Jesus emptied himself so we could be filled with a deep, undying joy in his salvation.
We have lost our wonder, and therefore we have no real joy. But if anything should make us wonder, it is the birth of this child. All of history looked forward to this day. From God’s promise in the garden that one of her offspring would come and crush the enemy of God’s people (Gen. 3:15). From God’s promise to Abraham that one of his offspring would bless the entire world (Gen. 22:17). From God’s promise to Isaiah that one would be born of a virgin, Immanuel—God, with us (Isa. 7:14).
When we survey the wondrous Christ
The passage of Scripture that brings me the most wonder at Christmas is not found in the Gospels, but rather in the hymn in Paul’s letter to the Philippians about Jesus:
. . . who, though he was in the form of God, did not count equality with God a thing to be grasped, but emptied himself, by taking the form of a servant, being born in the likeness of men. And being found in human form, he humbled himself by becoming obedient to the point of death, even death on a cross.

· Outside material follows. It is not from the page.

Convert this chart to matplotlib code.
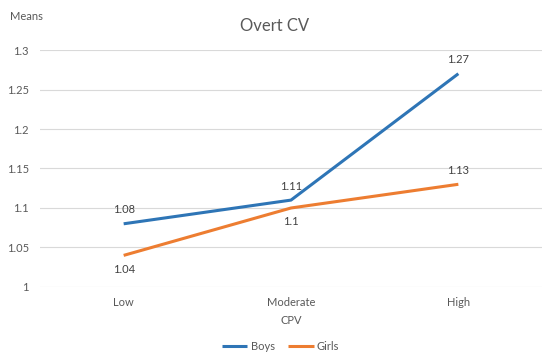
import matplotlib
matplotlib.use('Agg')
import matplotlib.pyplot as plt
import numpy as np

# ---------- Data ----------
categories = ['Low', 'Moderate', 'High']
boys = [1.08, 1.11, 1.27]
girls = [1.04, 1.10, 1.13]
boys_labels = ['1.08', '1.11', '1.27']
girls_labels = ['1.04', '1.1', '1.13']
yticks = [1, 1.05, 1.1, 1.15, 1.2, 1.25, 1.3]
ytick_labels = ['1', '1.05', '1.1', '1.15', '1.2', '1.25', '1.3']

plt.rcParams['font.family'] = ['Lato', 'DejaVu Sans']
text_color = '#595959'
boys_color = '#2E75B6'
girls_color = '#ED7D31'

fig = plt.figure(figsize=(5.5, 3.59), dpi=100)
ax = fig.add_axes([0.0727, 0.2006, 0.9128, 0.6601])

x = np.arange(len(categories))
ax.plot(x, boys, color=boys_color, linewidth=2.2, label='Boys', solid_capstyle='butt', zorder=3)
ax.plot(x, girls, color=girls_color, linewidth=2.2, label='Girls', solid_capstyle='butt', zorder=3)

# data labels: boys above, girls below except the last one
for i in range(len(categories)):
    ax.annotate(boys_labels[i], (x[i], boys[i]), xytext=(0, 6), textcoords='offset points',
                ha='center', va='bottom', fontsize=8, color='#404040')
    if i == 2:
        ax.annotate(girls_labels[i], (x[i], girls[i]), xytext=(0, 6), textcoords='offset points',
                    ha='center', va='bottom', fontsize=8, color='#404040')
    else:
        ax.annotate(girls_labels[i], (x[i], girls[i]), xytext=(0, -6), textcoords='offset points',
                    ha='center', va='top', fontsize=8, color='#404040')

ax.set_xlim(-0.5, 2.5)
ax.set_ylim(1, 1.3)
ax.set_yticks(yticks)
ax.set_yticklabels(ytick_labels)
ax.set_xticks(x)
ax.set_xticklabels(categories)
ax.tick_params(axis='both', length=0, labelsize=8, colors=text_color)
ax.tick_params(axis='x', pad=7)
ax.tick_params(axis='y', pad=8)
ax.yaxis.grid(True, color='#D9D9D9', linewidth=0.8, zorder=0)
for s in ax.spines.values():
    s.set_visible(False)

fig.text(0.5, 0.928, 'Overt CV', ha='center', va='center', fontsize=12, color=text_color)
fig.text(0.018, 0.955, 'Means', ha='left', va='center', fontsize=8, color=text_color)
fig.text(0.53, 0.106, 'CPV', ha='center', va='center', fontsize=8, color=text_color)

ax.legend(loc='center', bbox_to_anchor=(0.51, 0.036), bbox_transform=fig.transFigure,
          ncol=2, frameon=False, fontsize=8, labelcolor=text_color,
          handlelength=2.3, handletextpad=0.3, columnspacing=1.2)

fig.savefig('out.png', dpi=100)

Therefore God has highly exalted him and bestowed on him the name that is above every name, so that at the name of Jesus every knee should bow, in heaven and on earth and under the earth, and every tongue confess that Jesus Christ is Lord, to the glory of God the Father.
May we have a deep wonder this season, that Jesus emptied himself so that we could be filled with a deep and undying joy in his salvation, and may we encourage others in the same way.